- **Data section**:
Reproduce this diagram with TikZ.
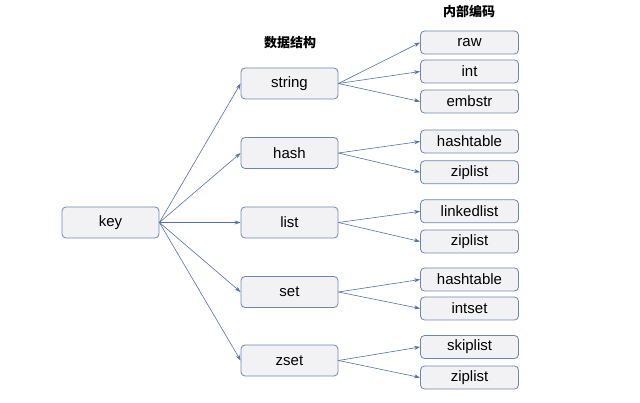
\documentclass[tikz,border=0pt]{standalone}
\usepackage{fontspec}
\setmainfont{Liberation Sans}
\newfontfamily\cjk{Noto Sans CJK SC}
\usetikzlibrary{arrows.meta}
\definecolor{boxline}{RGB}{112,132,176}
\definecolor{boxfill}{RGB}{242,242,244}
\definecolor{arrowc}{RGB}{84,112,170}
\begin{document}
\begin{tikzpicture}[x=1pt,y=-1pt,
  boxa/.style={draw=boxline,fill=boxfill,rounded corners=4pt,line width=0.8pt,minimum width=97pt,minimum height=31pt,inner sep=0pt,font=\fontsize{15}{15}\selectfont},
  boxb/.style={draw=boxline,fill=boxfill,rounded corners=4pt,line width=0.8pt,minimum width=98pt,minimum height=23pt,inner sep=0pt,font=\fontsize{15}{15}\selectfont},
  conn/.style={draw=arrowc,line width=0.6pt,-{Stealth[length=6pt,width=4pt]}},
  head/.style={font=\cjk\bfseries\fontsize{13}{13}\selectfont}]
\useasboundingbox (0,0) rectangle (640,403);
\node[boxa] (key) at (110.5,222.5) {key};
\node[boxa] (string) at (289.5,83.5) {string};
\node[boxa] (hash) at (289.5,153) {hash};
\node[boxa] (list) at (289.5,222.5) {list};
\node[boxa] (set) at (289.5,292) {set};
\node[boxa] (zset) at (289.5,360.5) {zset};
\node[boxb] (raw) at (469.5,42.5) {raw};
\node[boxb] (int) at (469.5,71.5) {int};
\node[boxb] (embstr) at (469.5,101.5) {embstr};
\node[boxb] (hashtable1) at (469.5,141.5) {hashtable};
\node[boxb] (ziplist1) at (469.5,172.3) {ziplist};
\node[boxb] (linkedlist) at (469.5,211.3) {linkedlist};
\node[boxb] (ziplist2) at (469.5,241.5) {ziplist};
\node[boxb] (hashtable2) at (469.5,279.5) {hashtable};
\node[boxb] (intset) at (469.5,308.5) {intset};
\node[boxb] (skiplist) at (469.5,347) {skiplist};
\node[boxb] (ziplist3) at (469.5,377.5) {ziplist};
\node[head] (h1) at (290,43) {数据结构};
\node[head] (h2) at (469,12) {内部编码};
\foreach \t in {string,hash,list,set,zset} \draw[conn] (key.east) -- (\t.west);
\foreach \t in {raw,int,embstr} \draw[conn] (string.east) -- (\t.west);
\foreach \t in {hashtable1,ziplist1} \draw[conn] (hash.east) -- (\t.west);
\foreach \t in {linkedlist,ziplist2} \draw[conn] (list.east) -- (\t.west);
\foreach \t in {hashtable2,intset} \draw[conn] (set.east) -- (\t.west);
\foreach \t in {skiplist,ziplist3} \draw[conn] (zset.east) -- (\t.west);
\end{tikzpicture}
\end{document}
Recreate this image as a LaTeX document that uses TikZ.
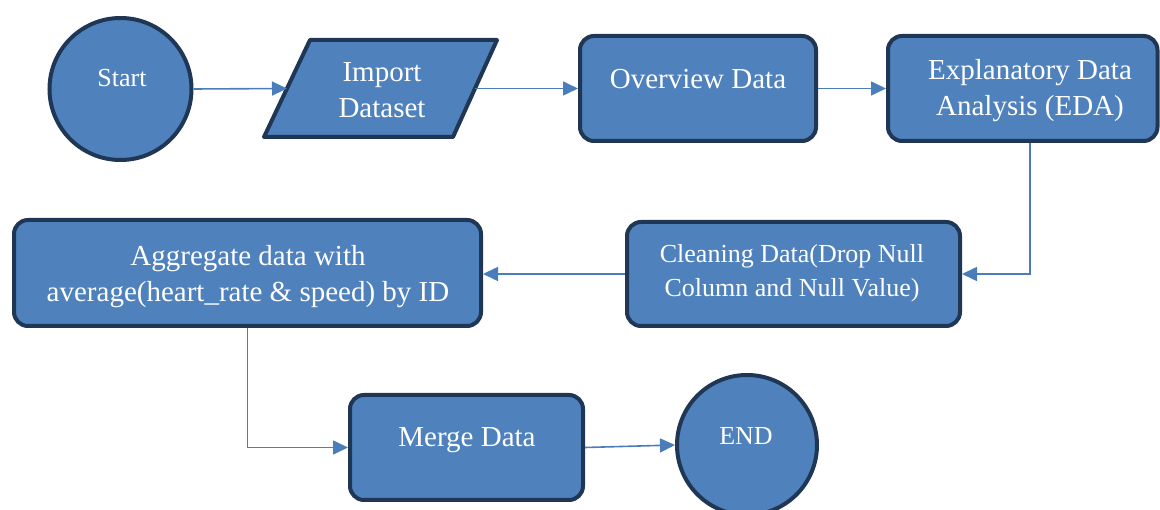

- **Problem to solve**: Omit all pictures while transcribing the entries verbatim.

- **Worked answer**:
Reproduce this diagram with TikZ.
\documentclass[tikz,border=0pt]{standalone}
\usepackage{fontspec}
\setmainfont{Liberation Sans}
\newfontfamily\cjk{Noto Sans CJK SC}
\usetikzlibrary{arrows.meta}
\definecolor{boxline}{RGB}{112,132,176}
\definecolor{boxfill}{RGB}{242,242,244}
\definecolor{arrowc}{RGB}{84,112,170}
\begin{document}
\begin{tikzpicture}[x=1pt,y=-1pt,
  boxa/.style={draw=boxline,fill=boxfill,rounded corners=4pt,line width=0.8pt,minimum width=97pt,minimum height=31pt,inner sep=0pt,font=\fontsize{15}{15}\selectfont},
  boxb/.style={draw=boxline,fill=boxfill,rounded corners=4pt,line width=0.8pt,minimum width=98pt,minimum height=23pt,inner sep=0pt,font=\fontsize{15}{15}\selectfont},
  conn/.style={draw=arrowc,line width=0.6pt,-{Stealth[length=6pt,width=4pt]}},
  head/.style={font=\cjk\bfseries\fontsize{13}{13}\selectfont}]
\useasboundingbox (0,0) rectangle (640,403);
\node[boxa] (key) at (110.5,222.5) {key};
\node[boxa] (string) at (289.5,83.5) {string};
\node[boxa] (hash) at (289.5,153) {hash};
\node[boxa] (list) at (289.5,222.5) {list};
\node[boxa] (set) at (289.5,292) {set};
\node[boxa] (zset) at (289.5,360.5) {zset};
\node[boxb] (raw) at (469.5,42.5) {raw};
\node[boxb] (int) at (469.5,71.5) {int};
\node[boxb] (embstr) at (469.5,101.5) {embstr};
\node[boxb] (hashtable1) at (469.5,141.5) {hashtable};
\node[boxb] (ziplist1) at (469.5,172.3) {ziplist};
\node[boxb] (linkedlist) at (469.5,211.3) {linkedlist};
\node[boxb] (ziplist2) at (469.5,241.5) {ziplist};
\node[boxb] (hashtable2) at (469.5,279.5) {hashtable};
\node[boxb] (intset) at (469.5,308.5) {intset};
\node[boxb] (skiplist) at (469.5,347) {skiplist};
\node[boxb] (ziplist3) at (469.5,377.5) {ziplist};
\node[head] (h1) at (290,43) {数据结构};
\node[head] (h2) at (469,12) {内部编码};
\foreach \t in {string,hash,list,set,zset} \draw[conn] (key.east) -- (\t.west);
\foreach \t in {raw,int,embstr} \draw[conn] (string.east) -- (\t.west);
\foreach \t in {hashtable1,ziplist1} \draw[conn] (hash.east) -- (\t.west);
\foreach \t in {linkedlist,ziplist2} \draw[conn] (list.east) -- (\t.west);
\foreach \t in {hashtable2,intset} \draw[conn] (set.east) -- (\t.west);
\foreach \t in {skiplist,ziplist3} \draw[conn] (zset.east) -- (\t.west);
\end{tikzpicture}
\end{document}
Recreate this image as a LaTeX document that uses TikZ.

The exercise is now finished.